The real story, however, is about the dysfunctional family which is created by the small group formed to do the hunting. The father figure is Charlie, a violent man with a short fuse. Sandy, his "brother", is the experienced hunter who is tired of killing but needs the job after losing his cattle. A half-Indian boy, who hates the fact that he looks entirely Caucasian, takes the role of adopted son. The grandfather (and moral compass) is an alcoholic buffalo skinner; Charlie's "wife" is an Indian woman whose companions he killed after they stole his horses.

Charlie is clearly the most interesting figure. He is mean and insulting towards everyone around him, yet at the same time he knows that they are the only family and friends that he has. He expects the abducted Indian women to hate him, then accept him, but he doesn't know how to react when she refuses to do either. He's the one who put the family together in the first place, but he's also the one who is fated to ultimately destroy it.
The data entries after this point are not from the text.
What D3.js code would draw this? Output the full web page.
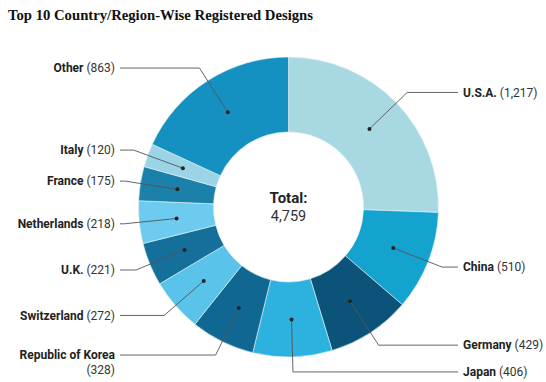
<!DOCTYPE html>
<html>
<head>
<meta charset="utf-8">
<script src="https://cdn.jsdelivr.net/npm/d3@7"></script>
<style>
  body { margin: 0; background: #fff; }
  svg { display: block; }
</style>
</head>
<body>
<div id="wrapper"></div>
<script>
// Data
const countries = ["U.S.A.", "China", "Germany", "Japan", "Republic of Korea",
  "Switzerland", "U.K.", "Netherlands", "France", "Italy", "Other"];
const designs = [1217, 510, 429, 406, 328, 272, 221, 218, 175, 120, 863];
const sliceColors = ["#a8d9e3", "#14a2cf", "#0b5379", "#2db1de", "#106892",
  "#59c3e9", "#14709a", "#6ccbef", "#1b80aa", "#9ad4e6", "#1491c1"];

const dataset = countries.map((c, i) => ({ name: c, value: designs[i], color: sliceColors[i] }));
const total = d3.sum(designs);

// Dimensions
const dimensions = {
  width: 546,
  height: 382,
  cx: 288.5,
  cy: 207,
  outer: 150,
  inner: 75,
  elbow: 165,
};

const wrapper = d3.select("#wrapper")
  .append("svg")
    .attr("width", dimensions.width)
    .attr("height", dimensions.height);

// Title
wrapper.append("text")
  .attr("x", 8)
  .attr("y", 20)
  .style("font-family", "'Liberation Serif', serif")
  .style("font-weight", "bold")
  .style("font-size", "14.5px")
  .attr("fill", "#111")
  .attr("textLength", 305)
  .attr("lengthAdjust", "spacingAndGlyphs")
  .text("Top 10 Country/Region-Wise Registered Designs");

const bounds = wrapper.append("g")
  .attr("transform", `translate(${dimensions.cx},${dimensions.cy})`);

// Pie
const pie = d3.pie().sort(null).value(d => d.value);
const arcs = pie(dataset);

const arc = d3.arc()
  .innerRadius(dimensions.inner)
  .outerRadius(dimensions.outer);

const elbowArc = d3.arc()
  .innerRadius(dimensions.elbow)
  .outerRadius(dimensions.elbow);

bounds.selectAll("path.slice")
  .data(arcs)
  .join("path")
    .attr("class", "slice")
    .attr("d", arc)
    .attr("fill", d => d.data.color)
    .attr("stroke", "#e8f4f8")
    .attr("stroke-width", 0.6);

// Leader lines
const midAngle = d => (d.startAngle + d.endAngle) / 2;
const isRight = d => midAngle(d) < Math.PI;
const lineEndRight = 458 - dimensions.cx;
const lineEndLeft = 120 - dimensions.cx;

bounds.selectAll("polyline")
  .data(arcs)
  .join("polyline")
    .attr("points", d => {
      const c = arc.centroid(d);
      const e = elbowArc.centroid(d);
      const x = isRight(d) ? lineEndRight : lineEndLeft;
      return [c, e, [x, e[1]]].map(p => p.join(",")).join(" ");
    })
    .attr("fill", "none")
    .attr("stroke", "#555")
    .attr("stroke-width", 0.9);

bounds.selectAll("circle")
  .data(arcs)
  .join("circle")
    .attr("cx", d => arc.centroid(d)[0])
    .attr("cy", d => arc.centroid(d)[1])
    .attr("r", 2)
    .attr("fill", "#222");

// Labels
const fmt = d3.format(",");
const labels = bounds.selectAll("text.label")
  .data(arcs)
  .join("text")
    .attr("class", "label")
    .attr("text-anchor", d => isRight(d) ? "start" : "end")
    .attr("transform", d => {
      const e = elbowArc.centroid(d);
      const x = isRight(d) ? lineEndRight + 5 : lineEndLeft - 5;
      return `translate(${x},${e[1]})`;
    })
    .style("font-family", "Roboto, sans-serif")
    .style("font-size", "12px")
    .attr("fill", "#222");

labels.each(function(d) {
  const t = d3.select(this);
  const wrap = d.data.name.length > 12;
  t.append("tspan")
    .attr("x", 0)
    .attr("dy", "0.35em")
    .style("font-weight", "bold")
    .text(d.data.name);
  t.append("tspan")
    .attr("x", wrap ? 0 : null)
    .attr("dy", wrap ? "1.2em" : null)
    .attr("fill", "#333")
    .text(`${wrap ? "" : " "}(${fmt(d.data.value)})`);
});

// Center total
bounds.append("text")
  .attr("text-anchor", "middle")
  .attr("y", -4)
  .style("font-family", "Roboto, sans-serif")
  .style("font-size", "15px")
  .style("font-weight", "bold")
  .attr("fill", "#222")
  .text("Total:");

bounds.append("text")
  .attr("text-anchor", "middle")
  .attr("y", 14)
  .style("font-family", "Roboto, sans-serif")
  .style("font-size", "14.5px")
  .attr("fill", "#333")
  .text(fmt(total));
</script>
</body>
</html>
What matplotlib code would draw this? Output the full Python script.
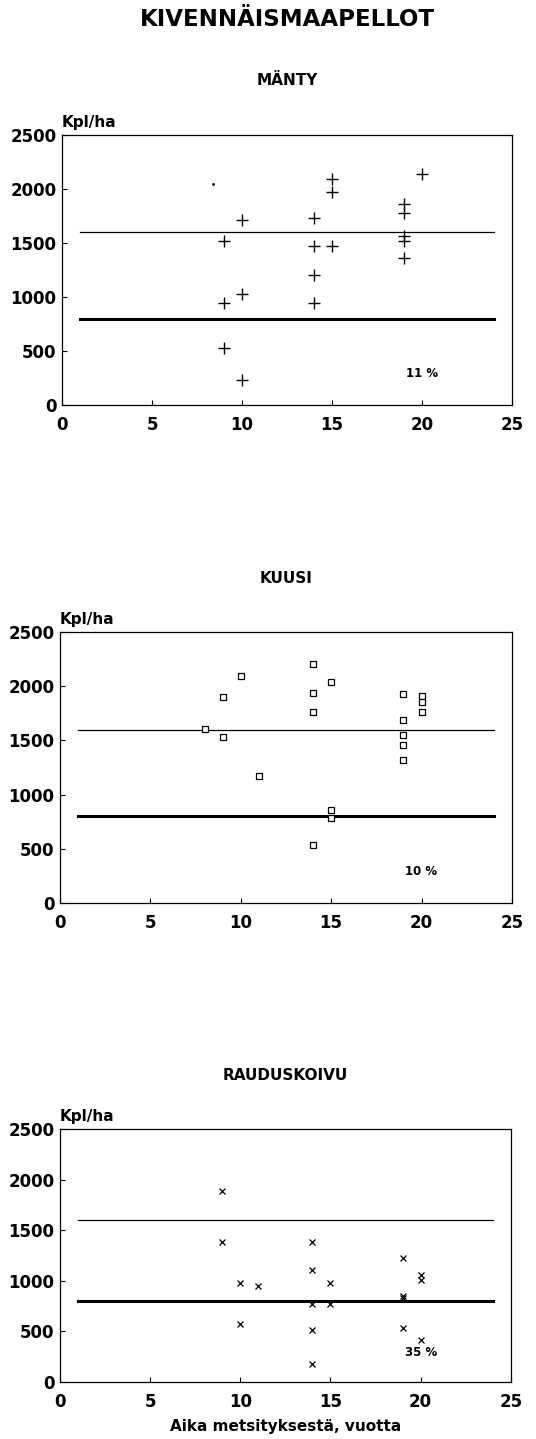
"""Kivennäismaapellot: taimimäärät ajan funktiona (mänty, kuusi, rauduskoivu)."""

import matplotlib

matplotlib.use("Agg")
import matplotlib.pyplot as plt

# Mänty (+)
manty_x = [9, 9, 9, 10, 10, 10, 14, 14, 14, 14, 15, 15, 15, 19, 19, 19, 19, 19, 20]
manty_y = [1520, 945, 525, 1715, 1025, 232, 1730, 1470, 1205, 940, 2090, 1970, 1475,
           1860, 1775, 1565, 1520, 1360, 2140]
manty_dot = (8.4, 2045)

# Kuusi (neliöt)
kuusi_x = [8, 9, 9, 10, 11, 14, 14, 14, 14, 15, 15, 15, 19, 19, 19, 19, 19, 20, 20, 20]
kuusi_y = [1605, 1528, 1903, 2097, 1172, 2208, 1937, 1762, 535, 2036, 861, 784,
           1928, 1691, 1550, 1458, 1319, 1906, 1854, 1759]

# Rauduskoivu (x)
koivu_x = [9, 9, 10, 10, 11, 14, 14, 14, 14, 14, 15, 15, 19, 19, 19, 19, 20, 20, 20]
koivu_y = [1883, 1385, 980, 571, 950, 1385, 1105, 768, 511, 181, 980, 768,
           1230, 848, 828, 538, 1055, 1006, 419]

# vaakaviivat: 1600 ja 800 kpl/ha
ref_x = [1, 24]
ref_upper = 1600
ref_lower = 800

titles = ["MÄNTY", "KUUSI", "RAUDUSKOIVU"]
percents = ["11 %", "10 %", "35 %"]

FONT = "DejaVu Sans"
PX = 0.72  # points per pixel at 100 dpi


def draw_panel(ax, title, pct):
    ax.plot(ref_x, [ref_upper, ref_upper], color="black", lw=0.9)
    ax.plot(ref_x, [ref_lower, ref_lower], color="black", lw=2.2)
    ax.set_xlim(0, 25)
    ax.set_ylim(0, 2500)
    ax.set_xticks([0, 5, 10, 15, 20, 25])
    ax.set_yticks([0, 500, 1000, 1500, 2000, 2500])
    ax.tick_params(direction="in", length=3.5, width=0.8, labelsize=12,
                   pad=4)
    ax.tick_params(axis="x", pad=8)
    for lab in ax.get_xticklabels() + ax.get_yticklabels():
        lab.set_fontweight("bold")
        lab.set_family(FONT)
    for sp in ax.spines.values():
        sp.set_linewidth(0.9)
    ax.annotate("Kpl/ha", xy=(0, 1), xycoords="axes fraction",
                xytext=(0, 8 * PX), textcoords="offset points",
                fontsize=11, fontweight="bold", family=FONT,
                va="baseline", ha="left")
    ax.annotate(title, xy=(0.5, 1), xycoords="axes fraction",
                xytext=(0, 54 * PX), textcoords="offset points",
                fontsize=11, fontweight="bold", family=FONT,
                ha="center", va="center")
    ax.text(20, 290, pct, fontsize=8.5, fontweight="bold", family=FONT,
            ha="center", va="center")


def main():
    fig = plt.figure(figsize=(5.36, 14.39), dpi=100)

    ax1 = fig.add_axes([0.1157, 0.7186, 0.8396, 0.1876])
    ax2 = fig.add_axes([0.1120, 0.3725, 0.8430, 0.1883])
    ax3 = fig.add_axes([0.1120, 0.0396, 0.8410, 0.1758])

    draw_panel(ax1, titles[0], percents[0])
    ax1.plot(manty_x, manty_y, linestyle="none", marker="+", color="black",
             markersize=8, markeredgewidth=1.0)
    ax1.plot([manty_dot[0]], [manty_dot[1]], linestyle="none", marker=".",
             color="black", markersize=2)

    draw_panel(ax2, titles[1], percents[1])
    ax2.plot(kuusi_x, kuusi_y, linestyle="none", marker="s",
             markerfacecolor="white", markeredgecolor="black", markersize=5,
             markeredgewidth=0.9)

    draw_panel(ax3, titles[2], percents[2])
    ax3.plot(koivu_x, koivu_y, linestyle="none", marker="x", color="black",
             markersize=4.5, markeredgewidth=0.9)
    ax3.set_xlabel("Aika metsityksestä, vuotta", fontsize=11,
                   fontweight="bold", family=FONT, labelpad=6)

    fig.text(0.537, 1 - 20 / 1439, "KIVENNÄISMAAPELLOT", fontsize=16.5,
             fontweight="bold", family=FONT, ha="center", va="center")

    fig.savefig("out.png", dpi=100)


if __name__ == "__main__":
    main()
This is all very similar to the classic "Red River", which also features a family of sorts being torn apart by the increasingly violent and alienated father figure. As one might expect, this movie suffers by comparison. The plot is not as focused on developing the characters and family dynamics, and the direction fails to keep all of the scenes working towards this common goal. Charlie is so thoroughly unlikable from the very beginning that we never have any reason to care about what happens to him or his family. On the positive side, however, the message surrounding the buffalo slaughter adds an extra dimension to the film and its conclusion is far superior to the Hollywood ending which was tacked on to the end of "Red River". As a result, "The Last Hunt" is an interesting and entertaining film, very well made, but falling short of what would be needed to consider it a classic.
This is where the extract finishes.